(MATERIAL PROVIDED):
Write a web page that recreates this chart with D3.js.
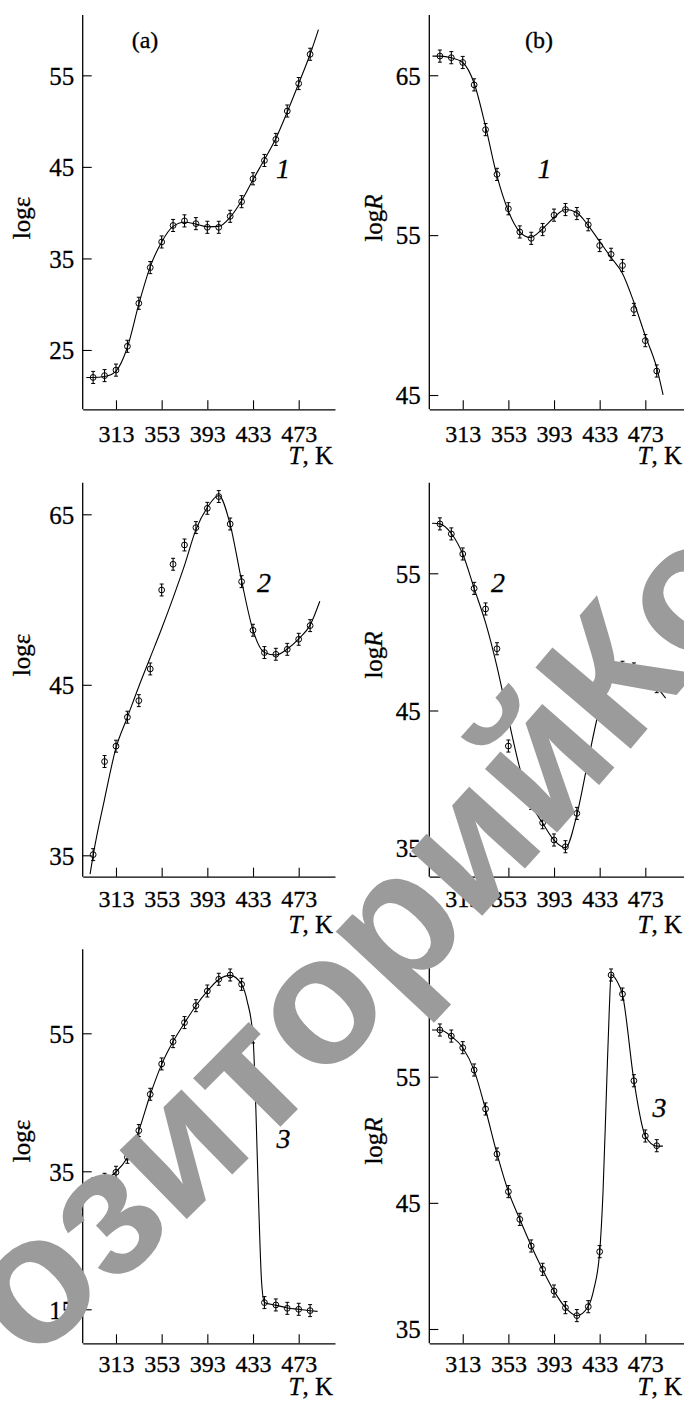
<!DOCTYPE html>
<html><head><meta charset="utf-8">
<script src="https://cdn.jsdelivr.net/npm/d3@7"></script>
<style>body{margin:0;background:#fff}svg{display:block}
.serif{font-family:'Liberation Serif','Times New Roman',serif;stroke:#000;stroke-width:0.3px}</style>
</head><body>
<svg id="c" width="684" height="1401"></svg>
<script>
// ---- data ----
const temps = [293,303,313,323,333,343,353,363,373,383,393,403,413,423,433,443,453,463,473,483];
const xTicks = [313,353,393,433,473];

// (a) log eps, sample 1
const epsA1 = [22.0,22.2,22.8,25.4,30.1,34.0,36.8,38.6,39.1,38.8,38.4,38.4,39.6,41.2,43.7,45.7,48.0,51.1,54.1,57.3];
const curveA1T = [287,293,303,313,323,333,343,353,363,373,383,393,403,413,423,433,443,453,463,473,483,490.3];
const curveA1V = [22.0,22.0,22.1,22.7,25.3,30.0,34.1,36.8,38.5,38.95,38.75,38.45,38.5,39.5,41.3,43.6,45.8,48.1,51.0,54.1,57.3,60.0];
const yTicksA1 = [25,35,45,55];
const yLabelsA1 = ["25","35","45","55"];

// (b) log R, sample 1
const rB1 = [66.2,66.1,65.8,64.4,61.6,58.8,56.65,55.2,54.8,55.35,56.25,56.6,56.35,55.65,54.35,53.8,53.1,50.35,48.4,46.5];
const curveB1T = [286.5,293,303,313,323,333,343,353,363,372,383,393,403,413,423,433,443,453,463,473,483,488.6];
const curveB1V = [66.2,66.2,66.1,65.8,64.5,61.8,58.7,56.5,55.2,54.85,55.4,56.1,56.6,56.4,55.6,54.6,53.6,52.6,50.8,48.7,46.7,45.0];
const yTicksB1 = [45,55,65];
const yLabelsB1 = ["45","55","65"];

// (a) log eps, sample 2 (tick labels as printed in the original figure)
const epsA2 = [45.04,50.5,51.4,53.1,54.07,55.93,60.56,62.07,63.2,64.22,65.35,66.04,64.43,61.05,58.2,56.89,56.79,57.08,57.67,58.47];
const curveA2T = [290.3,293,303,313,323,333,343,353,363,373,383,393,403,413,423,433,443,453,463,473,483,491.5];
const curveA2V = [43.9,45.0,48.3,51.3,53.1,54.9,56.6,58.3,60.1,62.0,64.1,65.4,66.1,64.4,61.1,58.2,56.9,56.75,57.1,57.7,58.5,59.9];
const yTicksA2 = [45,55,65];
const yLabelsA2 = ["35","45","65"];

// (b) log R, sample 2
const rB2 = [58.6,57.87,56.41,53.9,52.4,49.5,42.41,40.0,38.23,36.82,35.56,35.07,37.5,41.44,45.28,47.59,48.15,48.03,47.54,46.74];
const curveB2T = [286.1,293,303,313,323,333,343,353,363,373,383,393,403,413,423,433,443,453,463,473,483,490.8];
const curveB2V = [58.65,58.6,57.9,56.4,53.9,51.4,48.2,44.4,40.8,38.2,36.8,35.55,35.0,37.4,41.4,45.2,47.6,48.15,48.05,47.5,46.7,45.9];
const yTicksB2 = [35,45,55];
const yLabelsB2 = ["35","45","55"];

// (a) log eps, sample 3
const epsA3 = [33.16,33.84,34.86,37.03,40.9,46.16,50.56,53.79,56.55,59.0,61.13,62.83,63.45,62.1,54.47,15.97,15.63,15.14,15.0,14.81];
const curveA3T = [286,293,303,313,323,333,343,353,363,373,383,393,403,413,423,428,433,435.5,438,440.5,443,453,463,473,483,489.5];
const curveA3V = [33.2,33.2,33.8,34.9,37.0,40.9,46.1,50.5,53.8,56.5,59.0,61.1,62.8,63.4,62.1,59.6,54.5,44,30,19,16.0,15.6,15.2,15.0,14.8,14.7];
const yTicksA3 = [15,35,55];
const yLabelsA3 = ["15","35","55"];

// (b) log R, sample 3
const rB3 = [58.7,58.22,57.3,55.53,52.44,48.87,45.89,43.69,41.58,39.73,38.01,36.69,36.06,36.77,41.13,63.06,61.55,54.68,50.3,49.53];
const curveB3T = [286.1,293,303,313,323,333,343,353,363,373,383,393,403,413,423,428,433,436,439,441.5,443,448,453,463,473,483,488.4];
const curveB3V = [58.7,58.7,58.2,57.3,55.5,52.4,48.9,45.9,43.7,41.6,39.7,38.0,36.7,36.05,36.8,38.2,41.1,46,54,60.5,63.1,62.6,61.5,54.7,50.3,49.5,49.5];
const yTicksB3 = [35,45,55];
const yLabelsB3 = ["35","45","55"];

const errs = [0.66,0.38,0.35,0.44,0.87,0.48];
const curveNames = ["1","1","2","2","3","3"];
const panelHeads = ["(a)","(b)"];
const watermarkText = "озиторий Ко";

// ---- layout ----
const svg = d3.select("#c");
const cols = [{x0:82.7,x1:335,t0:283.85,t1:504.8,hx:145,lx:29.5},{x0:429.3,x1:684,t0:283.7,t1:506.9,hx:539,lx:381.5}];
const rows = [{top:15,bottom:409.3,tk:55,tl:32.5,ly:218},{top:482.7,bottom:876.7,tk:56,tl:30.5,ly:655},{top:949.3,bottom:1343.3,tk:52,tl:29,ly:1141}];
const yDomains = [[18.52,61.59],[44.105,68.77],[43.745,66.853],[32.886,61.603],[10.072,67.174],[33.866,65.099]];
const labelPos = [[283,178],[544.5,178],[264,592],[498,592],[283.5,1148],[659.5,1117]];

const panels = [
  {pts:epsA1,cT:curveA1T,cV:curveA1V,tv:yTicksA1,tl:yLabelsA1,c:0,r:0,ylab:"eps"},
  {pts:rB1,cT:curveB1T,cV:curveB1V,tv:yTicksB1,tl:yLabelsB1,c:1,r:0,ylab:"R"},
  {pts:epsA2,cT:curveA2T,cV:curveA2V,tv:yTicksA2,tl:yLabelsA2,c:0,r:1,ylab:"eps"},
  {pts:rB2,cT:curveB2T,cV:curveB2V,tv:yTicksB2,tl:yLabelsB2,c:1,r:1,ylab:"R"},
  {pts:epsA3,cT:curveA3T,cV:curveA3V,tv:yTicksA3,tl:yLabelsA3,c:0,r:2,ylab:"eps"},
  {pts:rB3,cT:curveB3T,cV:curveB3V,tv:yTicksB3,tl:yLabelsB3,c:1,r:2,ylab:"R"}
];

panels.forEach((p,i)=>{
  const col = cols[p.c], row = rows[p.r];
  const x = d3.scaleLinear().domain([col.t0,col.t1]).range([col.x0,col.x1]);
  const y = d3.scaleLinear().domain(yDomains[i]).range([row.bottom,row.top]);
  const g = svg.append("g");

  const xa = g.append("g").attr("transform",`translate(0,${row.bottom})`)
    .call(d3.axisBottom(x).tickValues(xTicks).tickSize(-9).tickSizeOuter(0).tickPadding(0).tickFormat(d3.format("d")));
  xa.attr("font-family",null).attr("font-size",null);
  xa.selectAll("text").attr("dy",null).attr("y",row.tl).attr("class","serif").style("font-size","24px").attr("fill","#000");
  const ya = g.append("g").attr("transform",`translate(${col.x0},0)`)
    .call(d3.axisLeft(y).tickValues(p.tv).tickSize(-9).tickSizeOuter(0).tickPadding(8.5).tickFormat((d,k)=>p.tl[k]));
  ya.attr("font-family",null).attr("font-size",null);
  ya.selectAll("text").attr("class","serif").style("font-size","25px").attr("fill","#000").attr("dy","0.35em");
  xa.select(".domain").attr("stroke","#000").attr("stroke-width",1.3);
  g.selectAll(".tick line").attr("stroke","#000").attr("stroke-width",1.1);
  ya.select(".domain").remove();
  g.append("line").attr("x1",col.x0).attr("x2",col.x0).attr("y1",row.top).attr("y2",row.bottom)
    .attr("stroke","#000").attr("stroke-width",1.3);

  g.append("text").attr("x",col.x1-2).attr("y",row.bottom+row.tk).attr("text-anchor","end")
    .attr("class","serif").style("font-size","25px")
    .html('<tspan font-style="italic">T</tspan>, K');
  const yl = g.append("text").attr("transform",`translate(${col.lx},${row.ly}) rotate(-90)`)
    .attr("text-anchor","middle").attr("class","serif").style("font-size","25px");
  if (p.ylab==="eps") yl.text("logε");
  else yl.html('log<tspan font-style="italic">R</tspan>');
  if (p.r===0) g.append("text").attr("x",col.hx).attr("y",48).attr("text-anchor","middle")
     .attr("class","serif").style("font-size","24px").text(panelHeads[p.c]);

  const line = d3.line().x(d=>x(d[0])).y(d=>y(d[1])).curve(d3.curveMonotoneX);
  g.append("path").datum(p.cT.map((t,k)=>[t,p.cV[k]])).attr("d",line)
    .attr("fill","none").attr("stroke","#000").attr("stroke-width",1.1);

  const e = errs[i];
  const pg = g.append("g").selectAll("g").data(p.pts.map((v,k)=>[temps[k],v])).join("g");
  pg.append("line").attr("x1",d=>x(d[0])).attr("x2",d=>x(d[0])).attr("y1",d=>y(d[1]-e)).attr("y2",d=>y(d[1]+e))
    .attr("stroke","#000").attr("stroke-width",1.1);
  [-1,1].forEach(s=>pg.append("line").attr("x1",d=>x(d[0])-2).attr("x2",d=>x(d[0])+2)
    .attr("y1",d=>y(d[1]+s*e)).attr("y2",d=>y(d[1]+s*e)).attr("stroke","#000").attr("stroke-width",1));
  pg.append("circle").attr("cx",d=>x(d[0])).attr("cy",d=>y(d[1])).attr("r",2.9)
    .attr("fill","none").attr("stroke","#000").attr("stroke-width",1);

  g.append("text").attr("x",labelPos[i][0]).attr("y",labelPos[i][1]).attr("text-anchor","middle")
    .attr("class","serif").attr("font-style","italic").style("font-size","28px").text(curveNames[i]);
});

// watermark: letters placed one by one along an arc
const wmPath = svg.append("path").attr("d","M 30 1365 Q 495 945 915 400")
  .attr("fill","none").attr("stroke","none").node();
let s = 0;
const wmg = svg.append("g").attr("fill","#9b9b9b");
for (const ch of watermarkText) {
  const t = wmg.append("text").style("font-family","'Liberation Sans',Arial,sans-serif")
    .style("font-weight","bold").style("font-size","182px").text(ch);
  const w = t.node().getComputedTextLength();
  const p = wmPath.getPointAtLength(s + w/2);
  const p2 = wmPath.getPointAtLength(s + w/2 + 1);
  const ang = Math.atan2(p2.y-p.y, p2.x-p.x)*180/Math.PI;
  t.attr("text-anchor","middle").attr("transform",`translate(${p.x},${p.y}) rotate(${ang})`);
  if (ch === " ") t.remove();
  s += w;
}
</script>
</body></html>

(DESCRIPTION OF THE TASK):
Take the lines from the start of the material to the line with "const xTicks = [313,353,393,433,473];", both included, and transcribe them exactly without the pictures.

(SOLUTION FOR THIS PROBLEM):
Write a web page that recreates this chart with D3.js.
<!DOCTYPE html>
<html><head><meta charset="utf-8">
<script src="https://cdn.jsdelivr.net/npm/d3@7"></script>
<style>body{margin:0;background:#fff}svg{display:block}
.serif{font-family:'Liberation Serif','Times New Roman',serif;stroke:#000;stroke-width:0.3px}</style>
</head><body>
<svg id="c" width="684" height="1401"></svg>
<script>
// ---- data ----
const temps = [293,303,313,323,333,343,353,363,373,383,393,403,413,423,433,443,453,463,473,483];
const xTicks = [313,353,393,433,473];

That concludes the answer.